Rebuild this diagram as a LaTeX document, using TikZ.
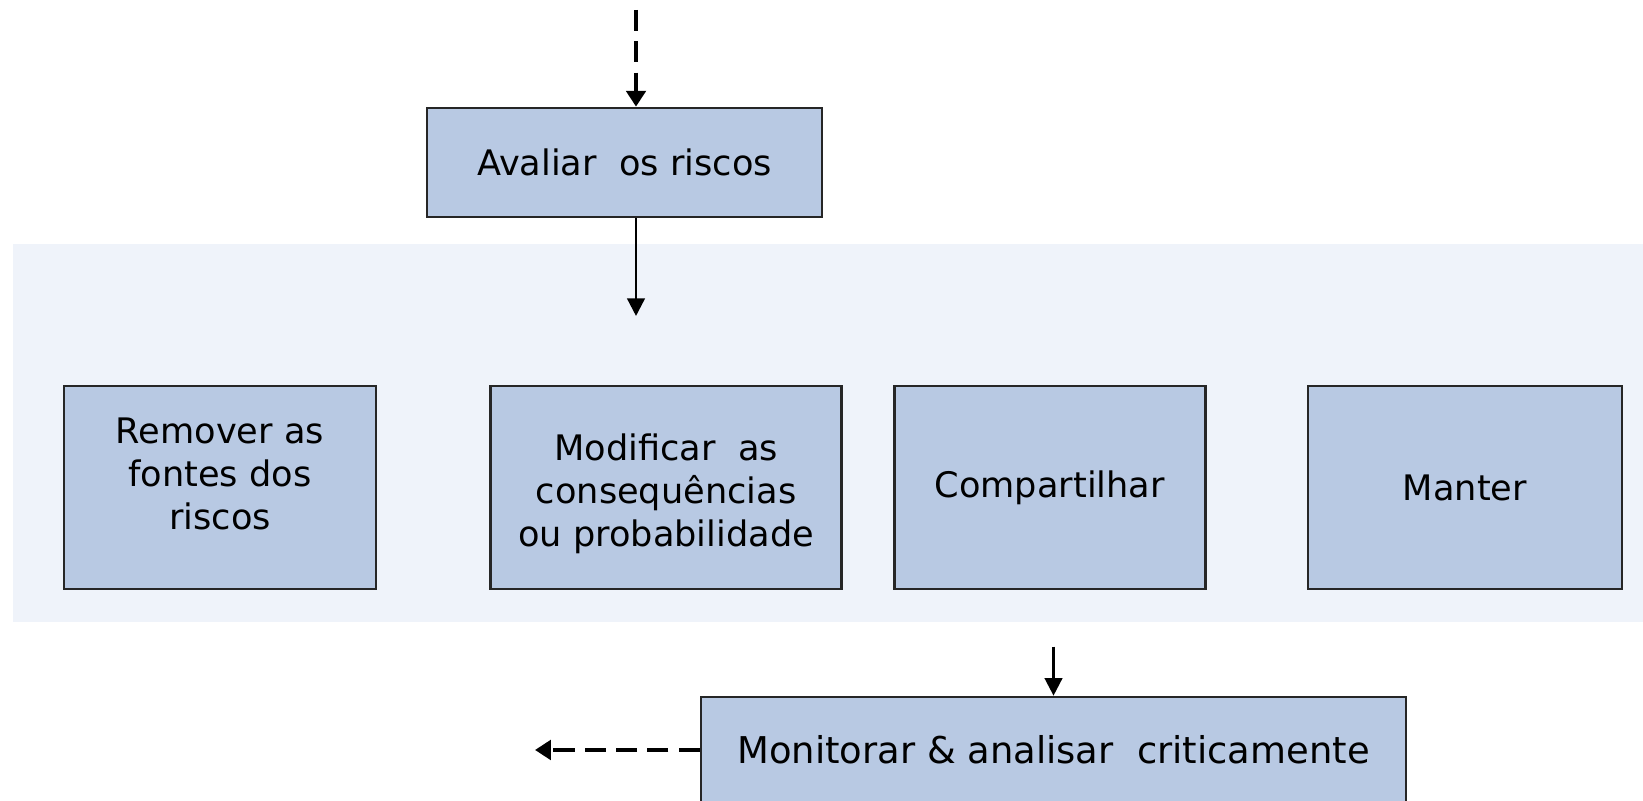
\documentclass[tikz,border=0pt]{standalone}
\usepackage{fontspec}
\setmainfont{DejaVu Sans}
\usepackage{xcolor}
\usetikzlibrary{arrows.meta,calc,positioning}
\definecolor{boxblue}{HTML}{B8C9E3}
\definecolor{panelblue}{HTML}{EFF3FA}
\definecolor{edgegray}{HTML}{262626}
\tikzset{%
	process/.style   = {draw=edgegray, fill=boxblue, line width=0.75pt, rectangle, inner sep=0pt, text centered, align=center, font=\fontsize{10}{12.2}\selectfont},
	arrow/.style     = {line width=0.7pt, -{Triangle[width=5pt,length=5pt]}},
	dasharrow/.style = {line width=1.3pt, dash pattern=on 6pt off 2.9pt, -{Triangle[width=5.5pt,length=4.5pt]}},
}

\begin{document}
\begin{tikzpicture}
	\useasboundingbox (0,0) rectangle (16.43,8.01);
	\fill[panelblue] (0.13,1.79) rectangle (16.43,5.57);
	
	\node[process, minimum width=3.95cm, minimum height=1.09cm] (aval) at (6.245,6.385) {Avaliar\ \ os riscos};
	
	\node[process, minimum width=3.12cm, minimum height=2.03cm] (remov) at (2.20,3.135) {Remover\ as\\fontes dos\\riscos\\[-4.5pt]\mbox{}};
	\node[process, minimum width=3.51cm, minimum height=2.03cm, right=1.12cm of remov] (modif) {\mbox{}\\[-1.2pt]Modificar\ \ as\\consequências\\ou probabilidade};
	\node[process, minimum width=3.11cm, minimum height=2.03cm, right=0.50cm of modif] (compart) {Compartilhar};
	\node[process, minimum width=3.14cm, minimum height=2.03cm, right=1.00cm of compart] (mant) {Manter};
	
	\node[process, minimum width=7.05cm, minimum height=1.06cm, font=\fontsize{10.5}{12.6}\selectfont] (monit) at (10.535,0.51) {Monitorar \& analisar\ \ criticamente};
	
	\coordinate (top) at (6.36,7.91);
	\coordinate (mid) at (6.36,4.85);
	\coordinate[above=0.49cm of monit.north] (dn);
	\coordinate (back) at (5.35,0.51);
	
	\draw[dasharrow] (top) -- (top |- aval.north);
	\draw[arrow] (top |- aval.south) -- (mid);
	\draw[arrow] (dn) -- (monit.north);
	\draw[dasharrow] (monit.west) -- (back);
\end{tikzpicture}
\end{document}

● WHAT YOU WILL DO
Repeat the data exactly, dropping every picture it holds.

● WRITTEN REPLY
Rebuild this diagram as a LaTeX document, using TikZ.
\documentclass[tikz,border=0pt]{standalone}
\usepackage{fontspec}
\setmainfont{DejaVu Sans}
\usepackage{xcolor}
\usetikzlibrary{arrows.meta,calc,positioning}
\definecolor{boxblue}{HTML}{B8C9E3}
\definecolor{panelblue}{HTML}{EFF3FA}
\definecolor{edgegray}{HTML}{262626}
\tikzset{%
	process/.style   = {draw=edgegray, fill=boxblue, line width=0.75pt, rectangle, inner sep=0pt, text centered, align=center, font=\fontsize{10}{12.2}\selectfont},
	arrow/.style     = {line width=0.7pt, -{Triangle[width=5pt,length=5pt]}},
	dasharrow/.style = {line width=1.3pt, dash pattern=on 6pt off 2.9pt, -{Triangle[width=5.5pt,length=4.5pt]}},
}

\begin{document}
\begin{tikzpicture}
	\useasboundingbox (0,0) rectangle (16.43,8.01);
	\fill[panelblue] (0.13,1.79) rectangle (16.43,5.57);
	
	\node[process, minimum width=3.95cm, minimum height=1.09cm] (aval) at (6.245,6.385) {Avaliar\ \ os riscos};
	
	\node[process, minimum width=3.12cm, minimum height=2.03cm] (remov) at (2.20,3.135) {Remover\ as\\fontes dos\\riscos\\[-4.5pt]\mbox{}};
	\node[process, minimum width=3.51cm, minimum height=2.03cm, right=1.12cm of remov] (modif) {\mbox{}\\[-1.2pt]Modificar\ \ as\\consequências\\ou probabilidade};
	\node[process, minimum width=3.11cm, minimum height=2.03cm, right=0.50cm of modif] (compart) {Compartilhar};
	\node[process, minimum width=3.14cm, minimum height=2.03cm, right=1.00cm of compart] (mant) {Manter};
	
	\node[process, minimum width=7.05cm, minimum height=1.06cm, font=\fontsize{10.5}{12.6}\selectfont] (monit) at (10.535,0.51) {Monitorar \& analisar\ \ criticamente};
	
	\coordinate (top) at (6.36,7.91);
	\coordinate (mid) at (6.36,4.85);
	\coordinate[above=0.49cm of monit.north] (dn);
	\coordinate (back) at (5.35,0.51);
	
	\draw[dasharrow] (top) -- (top |- aval.north);
	\draw[arrow] (top |- aval.south) -- (mid);
	\draw[arrow] (dn) -- (monit.north);
	\draw[dasharrow] (monit.west) -- (back);
\end{tikzpicture}
\end{document}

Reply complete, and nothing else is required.